Une espèce de fièvre qui pousse certains citoyens, entre deux files d’attente à la caisse du Trésor Public, à brandir leur carte d’électeur comme une grenade dégoupillée : « Si tu ne me donnes pas ce que je veux, je vote contre toi. ».
Le dernier épisode de cette tragi-comédie nationale a eu pour décor le Trésor Public. Des agents publics, apparemment fatigués de faire la cour à leur propre rappel salarial, ont décidé de hausser le ton. Mais pas en invoquant la justice sociale ou la responsabilité de l’État. Non, ça c’est trop ringard. Eux, ils sont passés à l’étape supérieure : le chantage politique. « Rendez-nous nos sous sinon on vote Billie-By-Nze ! » Une déclaration plus percutante qu’un slogan de campagne.
L’ironie, c’est que dans cette République en pleine refondation, où l’on aspire à « un nouveau départ », certains citoyens pensent encore que leur bulletin de vote est un jeton de casino qu’ils peuvent troquer contre des faveurs immédiates. Une prime, une route, un poste, ou un rappel impayé, tout est bon pour transformer l’élection en marché de dupes.
Soyons clairs : le vote n’est pas une faveur que l’on accorde à celui qui a le chéquier le plus fourni. C’est un acte civique. Un engagement pour l’avenir. Une responsabilité. Voter en échange d’un avantage personnel, c’est comme construire une maison sur du sable en espérant qu’elle tienne pendant la saison des pluies.
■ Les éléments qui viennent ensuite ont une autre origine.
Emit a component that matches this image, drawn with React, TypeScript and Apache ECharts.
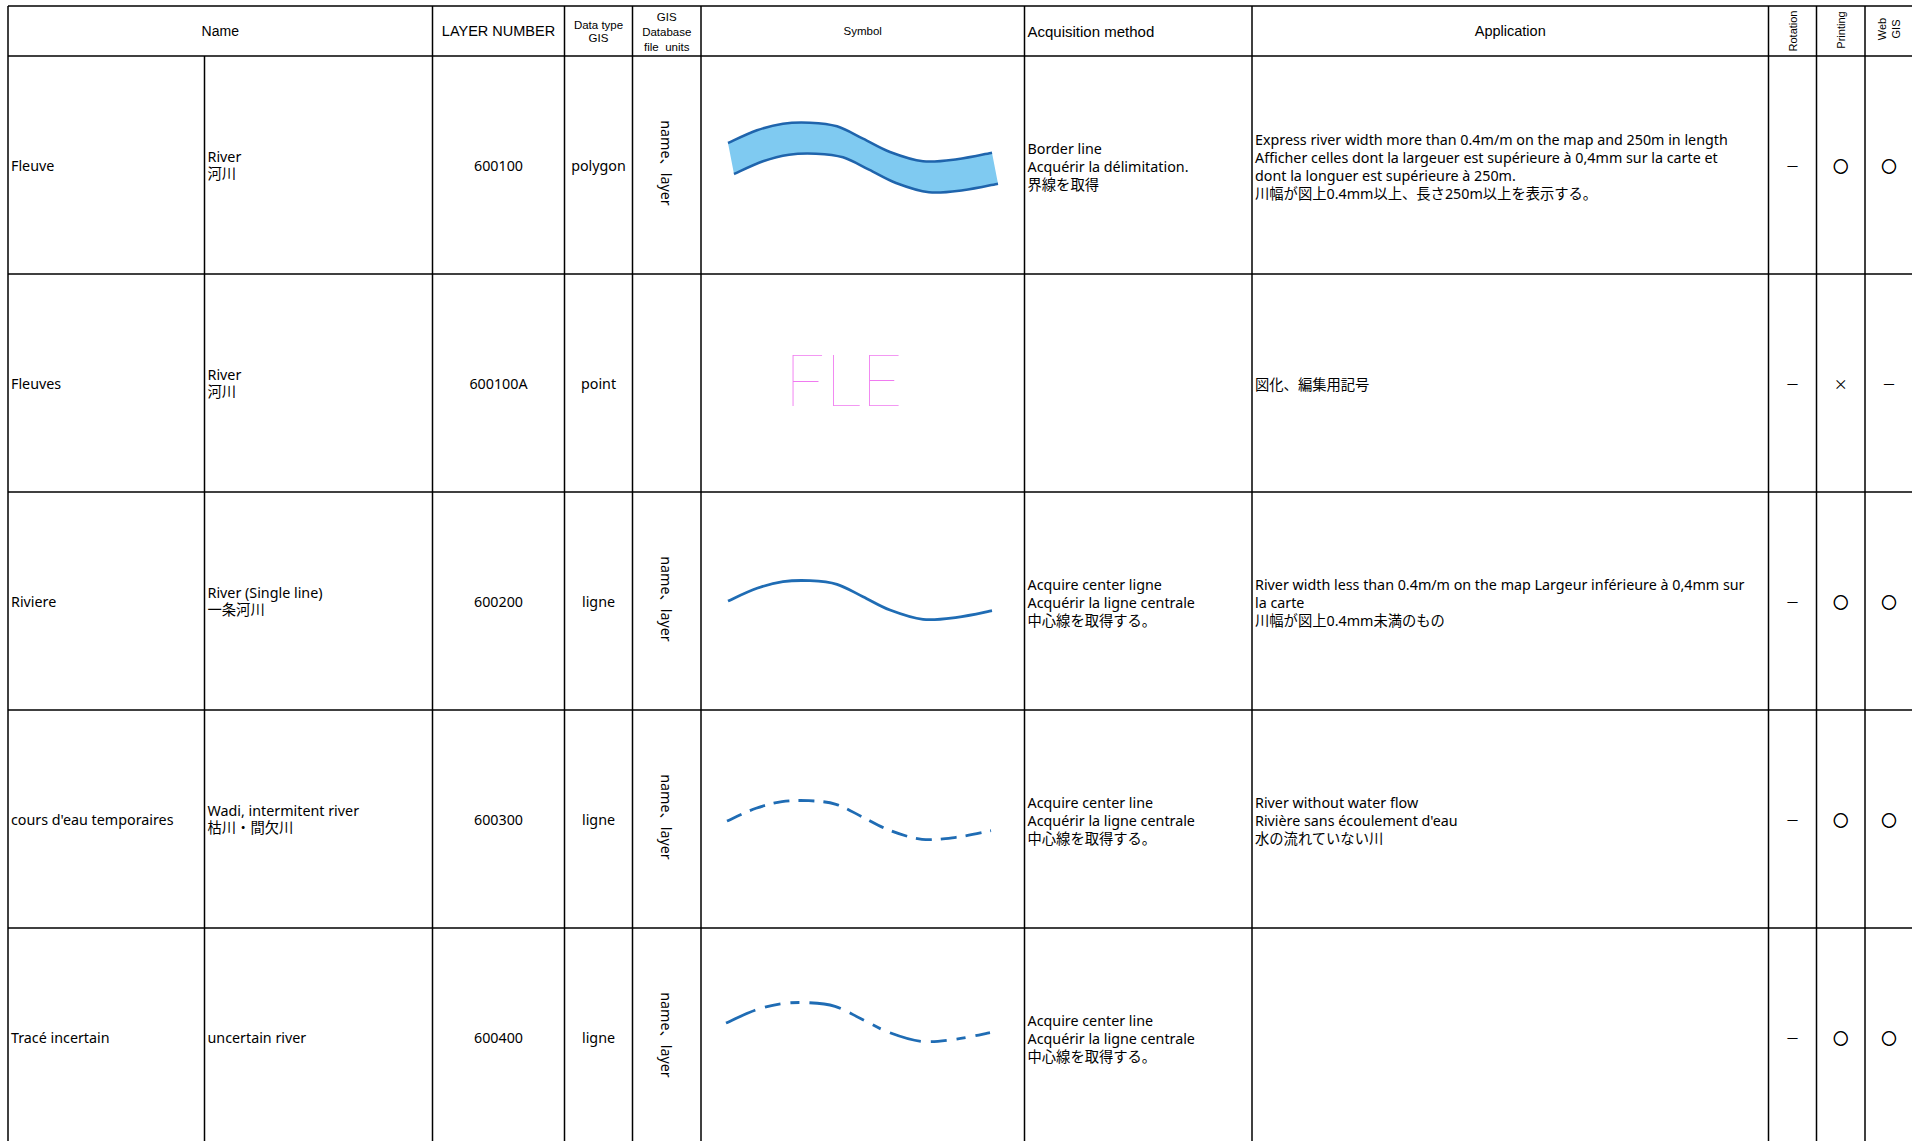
import React, { useEffect, useRef } from "react";
import * as echarts from "echarts";

// ---- table grid ----
const COL_X = [8, 204.5, 432.5, 564.5, 632.5, 701, 1024.5, 1252, 1768.5, 1816.5, 1865, 1913];
const ROW_Y = [6, 56, 274, 492, 710, 928, 1146];

// ---- table content ----
const NAMES_FR = ["Fleuve", "Fleuves", "Riviere", "cours d'eau temporaires", "Tracé incertain"];
const NAMES_EN_JP = [
  "River\n河川",
  "River\n河川",
  "River (Single line)\n一条河川",
  "Wadi, intermitent river\n枯川・間欠川",
  "uncertain river",
];
const LAYER_NUMBERS = ["600100", "600100A", "600200", "600300", "600400"];
const DATA_TYPES = ["polygon", "point", "ligne", "ligne", "ligne"];
const DB_UNITS = ["name、layer", "", "name、layer", "name、layer", "name、layer"];
const ACQUISITION = [
  "Border line\nAcquérir la délimitation.\n界線を取得",
  "",
  "Acquire center ligne\nAcquérir la ligne centrale\n中心線を取得する。",
  "Acquire center line\nAcquérir la ligne centrale\n中心線を取得する。",
  "Acquire center line\nAcquérir la ligne centrale\n中心線を取得する。",
];
const APPLICATION = [
  "Express river width more than 0.4m/m on the map and 250m in length\nAfficher celles dont la largeuer est supérieure à 0,4mm sur la carte et\ndont la longuer est supérieure à 250m.\n川幅が図上0.4mm以上、長さ250m以上を表示する。",
  "図化、編集用記号",
  "River width less than 0.4m/m on the map Largeur inférieure à 0,4mm sur\nla carte\n川幅が図上0.4mm未満のもの",
  "River without water flow\nRivière sans écoulement d'eau\n水の流れていない川",
  "",
];
const ROTATION = ["－", "－", "－", "－", "－"];
const PRINTING = ["○", "×", "○", "○", "○"];
const WEB_GIS = ["○", "－", "○", "○", "○"];

// ---- symbol curve (river outline shape, relative to row centre) ----
const CURVE_X = [728, 757, 783, 810, 837, 863, 890, 923, 957, 992];
const CURVE_DY = [0, -12.7, -19.3, -20.3, -16.7, -4.3, 9, 18.3, 16.3, 9.7];

const FONT = "'Noto Sans', 'Noto Sans CJK JP', sans-serif";
const FONT_HEAD = "'Liberation Sans', 'Noto Sans CJK JP', sans-serif";
const FONT_ARIAL = "'Liberation Sans', Arial, sans-serif";
const FONT_CJK = "'Noto Sans CJK JP', sans-serif";

function pts(dx: number, cy: number, off: number): number[][] {
  return CURVE_X.map((x, i) => [x + dx, cy + off + CURVE_DY[i]]);
}

function segs(p: number[][]): string {
  let d = "";
  for (let i = 0; i < p.length - 1; i++) {
    const p0 = p[Math.max(0, i - 1)];
    const p1 = p[i];
    const p2 = p[i + 1];
    const p3 = p[Math.min(p.length - 1, i + 2)];
    const c1x = p1[0] + (p2[0] - p0[0]) / 6;
    const c1y = p1[1] + (p2[1] - p0[1]) / 6;
    const c2x = p2[0] - (p3[0] - p1[0]) / 6;
    const c2y = p2[1] - (p3[1] - p1[1]) / 6;
    d += ` C ${c1x} ${c1y} ${c2x} ${c2y} ${p2[0]} ${p2[1]}`;
  }
  return d;
}

function openPath(p: number[][]): string {
  return `M ${p[0][0]} ${p[0][1]}` + segs(p);
}

export default function App() {
  const ref = useRef<HTMLDivElement>(null);

  useEffect(() => {
    if (!ref.current) return;
    const rc = (r: number) => (ROW_Y[r + 1] + ROW_Y[r + 2]) / 2;

    // register symbol shapes
    const top = pts(0, rc(0), -22);
    const bot = pts(6, rc(0), 9);
    const botRev = bot.slice().reverse();
    const bandD = openPath(top) + ` L ${botRev[0][0]} ${botRev[0][1]}` + segs(botRev) + " Z";
    echarts.graphic.registerShape("riverBand", echarts.graphic.extendPath(bandD, {}));
    echarts.graphic.registerShape("riverTop", echarts.graphic.extendPath(openPath(top), {}));
    echarts.graphic.registerShape("riverBottom", echarts.graphic.extendPath(openPath(bot), {}));
    echarts.graphic.registerShape("riverSingle", echarts.graphic.extendPath(openPath(pts(0, rc(2), 0)), {}));
    echarts.graphic.registerShape("riverDashed", echarts.graphic.extendPath(openPath(pts(-1, rc(3), 2)), {}));
    echarts.graphic.registerShape("riverUncertain", echarts.graphic.extendPath(openPath(pts(-2, rc(4), -14)), {}));

    const chart = echarts.init(ref.current, null, { renderer: "svg" });
    const els: any[] = [];
    const LINE = { stroke: "#000", lineWidth: 1.5 };

    // horizontal lines
    for (let i = 0; i < ROW_Y.length - 1; i++) {
      els.push({ type: "line", shape: { x1: COL_X[0], y1: ROW_Y[i], x2: 1912, y2: ROW_Y[i] }, style: LINE });
    }
    // vertical lines
    COL_X.forEach((x, i) => {
      const y1 = i === 1 ? ROW_Y[1] : ROW_Y[0];
      els.push({ type: "line", shape: { x1: x, y1, x2: x, y2: 1146 }, style: LINE });
    });

    const txt = (text: string, x: number, y: number, opts: any = {}, rot = 0) => {
      const style: any = {
        text,
        x: 0,
        y: 0,
        fill: opts.fill || "#000",
        fontSize: opts.fontSize || 14.3,
        fontFamily: opts.fontFamily || FONT,
        fontWeight: opts.fontWeight || "normal",
        textAlign: opts.align || "left",
        textVerticalAlign: "middle",
        lineHeight: opts.lineHeight || 18,
      };
      if (opts.stroke) {
        style.stroke = opts.stroke;
        style.lineWidth = opts.strokeWidth || 0.6;
      }
      els.push({ type: "text", x, y, rotation: rot, style });
    };
    const cx = (c: number) => (COL_X[c] + COL_X[c + 1]) / 2;
    const hy = (ROW_Y[0] + ROW_Y[1]) / 2;

    // header
    txt("Name", (COL_X[0] + COL_X[2]) / 2, hy, { align: "center", fontSize: 14, fontFamily: FONT_HEAD });
    txt("LAYER NUMBER", cx(2), hy, { align: "center", fontSize: 14.5, fontFamily: FONT_HEAD });
    txt("Data type\nGIS", cx(3), hy, { align: "center", fontSize: 11.5, lineHeight: 13, fontFamily: FONT_HEAD });
    txt("GIS\nDatabase\nfile  units", cx(4), hy + 0.5, { align: "center", fontSize: 11.5, lineHeight: 15, fontFamily: FONT_HEAD });
    txt("Symbol", cx(5), hy, { align: "center", fontSize: 11.5, fontFamily: FONT_HEAD });
    txt("Acquisition method", COL_X[6] + 3, hy, { fontSize: 15, fontFamily: FONT_HEAD });
    txt("Application", cx(7), hy, { align: "center", fontSize: 14.5, fontFamily: FONT_HEAD });
    txt("Rotation", cx(8), hy, { align: "center", fontSize: 11, fontFamily: FONT_ARIAL }, Math.PI / 2);
    txt("Printing", cx(9), hy - 1, { align: "center", fontSize: 11, fontFamily: FONT_ARIAL }, Math.PI / 2);
    txt("Web\nGIS", cx(10), hy - 2, { align: "center", fontSize: 11, fontFamily: FONT_ARIAL, lineHeight: 14 }, Math.PI / 2);

    const markOpts = (m: string) =>
      m === "○"
        ? { align: "center", fontSize: 15, fontFamily: FONT_CJK, stroke: "#000", strokeWidth: 0.7 }
        : { align: "center", fontSize: 14, fontFamily: FONT_CJK };

    // rows
    for (let r = 0; r < 5; r++) {
      const y = rc(r);
      txt(NAMES_FR[r], COL_X[0] + 3, y);
      txt(NAMES_EN_JP[r], COL_X[1] + 3, y, { lineHeight: 17 });
      txt(LAYER_NUMBERS[r], cx(2), y, { align: "center" });
      txt(DATA_TYPES[r], cx(3), y, { align: "center" });
      if (DB_UNITS[r]) txt(DB_UNITS[r], cx(4), y - 2, { align: "center" }, -Math.PI / 2);
      if (ACQUISITION[r]) txt(ACQUISITION[r], COL_X[6] + 3, y + 1);
      if (APPLICATION[r]) txt(APPLICATION[r], COL_X[7] + 3, y + 1);
      txt(ROTATION[r], cx(8), y, markOpts(ROTATION[r]));
      txt(PRINTING[r], cx(9), y, markOpts(PRINTING[r]));
      txt(WEB_GIS[r], cx(10), y, markOpts(WEB_GIS[r]));
    }

    // symbols
    els.push({ type: "riverBand", style: { fill: "#7fcaf1", stroke: null, lineWidth: 0 } });
    els.push({ type: "riverTop", style: { fill: null, stroke: "#1f64ac", lineWidth: 2.5 } });
    els.push({ type: "riverBottom", style: { fill: null, stroke: "#1f64ac", lineWidth: 2.5 } });
    els.push({
      type: "text",
      x: 843.5,
      y: 378,
      style: {
        text: "FLE",
        x: 0,
        y: 0,
        fill: "#f07af0",
        fontSize: 72,
        fontFamily: "Lato",
        fontWeight: 100,
        textAlign: "center",
        textVerticalAlign: "middle",
      },
    });
    els.push({ type: "riverSingle", style: { fill: null, stroke: "#1f6cb4", lineWidth: 2.8 } });
    els.push({ type: "riverDashed", style: { fill: null, stroke: "#1f6cb4", lineWidth: 2.8, lineDash: [16, 9] } });
    els.push({
      type: "riverUncertain",
      style: { fill: null, stroke: "#1f6cb4", lineWidth: 2.8, lineDash: [32, 10, 16, 10, 9, 10] },
    });

    chart.setOption({ animation: false, backgroundColor: "#fff", graphic: { elements: els } });
    return () => chart.dispose();
  }, []);

  return (
    <div
      ref={ref}
      style={{ position: "fixed", left: 0, top: 0, width: 1912, height: 1141, background: "#fff" }}
    />
  );
}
Le chantage électoral est un cancer démocratique. Et comme tout cancer, il commence petit : un murmure dans une file d’attente, une menace entre collègues, un soupir devant un écran de télé. Puis il se propage. Il gangrène les consciences. Il normalise l’idée qu’on peut troquer le destin collectif contre un intérêt personnel.
Ce comportement est d’autant plus inquiétant que l’élection présidentielle ne concerne pas uniquement ceux qui ont des rappels à percevoir ou des factures à éponger. Elle concerne les retraités sans pension, les jeunes en quête d’avenir, les agriculteurs oubliés de la politique, les enfants qui n’ont pas encore l’âge de voter mais qui en subiront les conséquences pendant les sept prochaines années. En résumé : tout le pays.
Alors, chers compatriotes, à tous ceux qui s’improvisent vendeurs de bulletins ou marchands d’influence, un petit rappel et pas celui du Trésor : votre voix n’a pas de prix. Elle a une valeur. Et cette valeur, c’est celle du pays que vous voulez léguer. Si vous votez pour le plus offrant, ne vous étonnez pas que demain, ce même “offrant” transforme vos droits en options payantes.
Oui, la frustration est légitime. Oui, réclamer ce qui vous est dû est une exigence normale. Mais non, on ne règle pas ses comptes dans les urnes en menaçant de voter pour « l’autre camp » comme on choisit un plat au restaurant parce que le serveur a tardé à vous répondre.
Le Gabon mérite mieux. Il mérite des citoyens exigeants, pas des électeurs en solde.